Knowing the average boundary contact forces, it is possible therefore to calculate a current value of contact force for each ghost particle individually:

$$ f_{{{\mathrm{left}}\_{\mathrm{ghost}}}} = \frac{{F_{{{\mathrm{Ave}}\_{\mathrm{left}}\;{\mathrm{ghost}}}} }}{{F_{{{\mathrm{Ave}}\_{\mathrm{current}}}} }}*f_{{{\mathrm{detected}}}} $$

(6)

$$ f_{{{\mathrm{right}}\_{\mathrm{ghost}}}} = \frac{{F_{{{\mathrm{Ave}}\_{\mathrm{right}}\;{\mathrm{ghost}}}} }}{{F_{{{\mathrm{Ave}}\_{\mathrm{current}}}} }}*f_{{{\mathrm{detected}}}} $$

(7)

where \({f}_{detected}\) represents the current total detected contact force acting on the corresponding boundary particle (e.g. particles A and B) and \({f}_{left\_ghost}\) and \({f}_{right\_ghost}\) are the calculated and applied forces on the ghost particles B’ and A’ at the left and right hand sides of the sample respectively.

By applying \({f}_{left\_ghost}\) and \({f}_{right\_ghost}\) to the ghost particles, the modified periodic boundary was called a ‘time-delayed periodic boundary’. It is also noted here the velocities and positions are assumed to be those calculated as if there was a normal PBC. This time-delayed PBC was then applied to three different samples (different initial particle locations, as would be the case in a laboratory sample) to verify its effectiveness. \* MERGEFORMAT Fig. 15 plots the results for all three samples and shows the sleeper deflections as a function of loading time for all four cases: three-sleeper test, fixed boundary, normal PBC and the new time-delayed PBC. It clearly shows the time-delayed periodic boundary presents the closest settlement curve when compared to the three-sleeper test. Although there is still a slight gap between the three-sleeper test and the time-delayed boundary, the new time-delayed PBC predicts the sleeper settlement much better than the normal PBC and the result seems to be repeatable for different initial samples. Therefore, the time-delayed PBC is more useful when considering an element test with a moving wheel load.

Fig. 15

The boundary effect of time-delayed periodic boundary for three different samples

6 Conclusions

A novel time-delayed periodic boundary has been proposed for DEM modelling cyclic loading in an element test when the particulate system is subject to travelling loads such as in a railway track. The investigations were based on a box test which is normally used as an element testing model for railway track in DEM studies and also in some laboratory tests.

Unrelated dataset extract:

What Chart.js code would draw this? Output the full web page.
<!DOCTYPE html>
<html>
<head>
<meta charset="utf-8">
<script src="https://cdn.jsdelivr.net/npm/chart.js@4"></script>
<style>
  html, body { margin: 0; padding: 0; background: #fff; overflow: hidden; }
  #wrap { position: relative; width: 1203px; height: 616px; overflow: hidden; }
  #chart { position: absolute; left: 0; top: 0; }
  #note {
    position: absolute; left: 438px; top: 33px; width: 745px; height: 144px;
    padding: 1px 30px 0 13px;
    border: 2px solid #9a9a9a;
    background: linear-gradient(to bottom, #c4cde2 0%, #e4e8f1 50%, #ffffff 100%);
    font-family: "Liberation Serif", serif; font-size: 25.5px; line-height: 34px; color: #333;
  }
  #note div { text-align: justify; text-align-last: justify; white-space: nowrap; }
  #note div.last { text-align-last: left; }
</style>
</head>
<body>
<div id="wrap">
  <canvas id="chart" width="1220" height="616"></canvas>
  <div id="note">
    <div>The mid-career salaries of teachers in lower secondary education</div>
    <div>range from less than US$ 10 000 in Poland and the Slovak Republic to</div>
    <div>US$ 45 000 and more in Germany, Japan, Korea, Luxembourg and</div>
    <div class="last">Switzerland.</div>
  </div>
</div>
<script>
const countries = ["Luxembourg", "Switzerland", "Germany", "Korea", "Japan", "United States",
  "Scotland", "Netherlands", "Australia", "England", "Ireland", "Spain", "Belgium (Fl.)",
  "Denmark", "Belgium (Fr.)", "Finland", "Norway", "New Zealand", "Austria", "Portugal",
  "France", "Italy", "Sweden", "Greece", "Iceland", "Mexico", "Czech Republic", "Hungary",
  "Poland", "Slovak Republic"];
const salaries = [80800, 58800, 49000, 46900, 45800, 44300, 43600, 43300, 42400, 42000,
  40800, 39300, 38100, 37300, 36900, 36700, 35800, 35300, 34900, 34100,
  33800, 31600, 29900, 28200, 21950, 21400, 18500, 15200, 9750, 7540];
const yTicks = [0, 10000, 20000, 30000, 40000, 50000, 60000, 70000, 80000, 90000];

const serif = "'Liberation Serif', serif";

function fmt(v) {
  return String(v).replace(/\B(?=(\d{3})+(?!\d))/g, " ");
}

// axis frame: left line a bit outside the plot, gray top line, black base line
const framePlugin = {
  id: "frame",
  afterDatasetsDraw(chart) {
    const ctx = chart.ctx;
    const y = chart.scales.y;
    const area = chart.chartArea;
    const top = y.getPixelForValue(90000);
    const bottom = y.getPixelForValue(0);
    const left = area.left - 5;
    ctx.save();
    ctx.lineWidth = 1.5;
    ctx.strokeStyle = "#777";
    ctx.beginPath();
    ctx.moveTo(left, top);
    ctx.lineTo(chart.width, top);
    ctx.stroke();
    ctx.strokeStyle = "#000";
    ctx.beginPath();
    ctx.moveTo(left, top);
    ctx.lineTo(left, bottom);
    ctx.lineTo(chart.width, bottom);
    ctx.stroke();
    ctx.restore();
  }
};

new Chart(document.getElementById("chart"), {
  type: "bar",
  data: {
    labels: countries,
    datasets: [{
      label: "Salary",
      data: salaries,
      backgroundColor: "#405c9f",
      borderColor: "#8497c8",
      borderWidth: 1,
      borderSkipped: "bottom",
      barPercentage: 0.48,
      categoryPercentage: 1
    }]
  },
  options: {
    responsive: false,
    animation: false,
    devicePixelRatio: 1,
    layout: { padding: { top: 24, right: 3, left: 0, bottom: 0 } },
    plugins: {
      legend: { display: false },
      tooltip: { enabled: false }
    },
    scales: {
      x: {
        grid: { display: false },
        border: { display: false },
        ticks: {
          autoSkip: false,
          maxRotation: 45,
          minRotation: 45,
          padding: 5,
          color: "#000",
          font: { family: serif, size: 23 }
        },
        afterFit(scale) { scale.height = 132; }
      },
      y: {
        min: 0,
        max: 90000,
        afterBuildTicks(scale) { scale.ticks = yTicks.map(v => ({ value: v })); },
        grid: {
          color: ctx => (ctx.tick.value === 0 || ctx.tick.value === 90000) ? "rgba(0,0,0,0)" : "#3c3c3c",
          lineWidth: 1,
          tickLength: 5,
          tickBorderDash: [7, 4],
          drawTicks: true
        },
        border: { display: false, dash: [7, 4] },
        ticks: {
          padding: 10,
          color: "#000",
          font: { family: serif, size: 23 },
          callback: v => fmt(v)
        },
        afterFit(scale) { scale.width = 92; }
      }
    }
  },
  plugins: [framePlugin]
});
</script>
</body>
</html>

The proposed time-delayed PBC was conducted by predicting the forces acting on ghost particles with the consideration of different loading phases for adjacent sleepers while the normal PBC simply gives the ghost particles the same contact forces as the original particles at the boundaries. The settlement of the middle sleeper in a three-sleeper test was assumed to give the result of settlement without boundary effects (for that sleeper) and it was compared with the sleeper settlements in a single sleeper test with a fixed boundary, a normal periodic boundary and the newly proposed time-delayed PBC. The comparison shows the time-delayed PBC increased the accuracy of predicting sleeper settlement compared to the normal PBC or the fixed boundary, which proves that this time-delayed PBC could effectively reduce the boundary effect in DEM modelling of box tests. This provides a new option for researchers to model other similar periodic structures with travelling loads using DEM.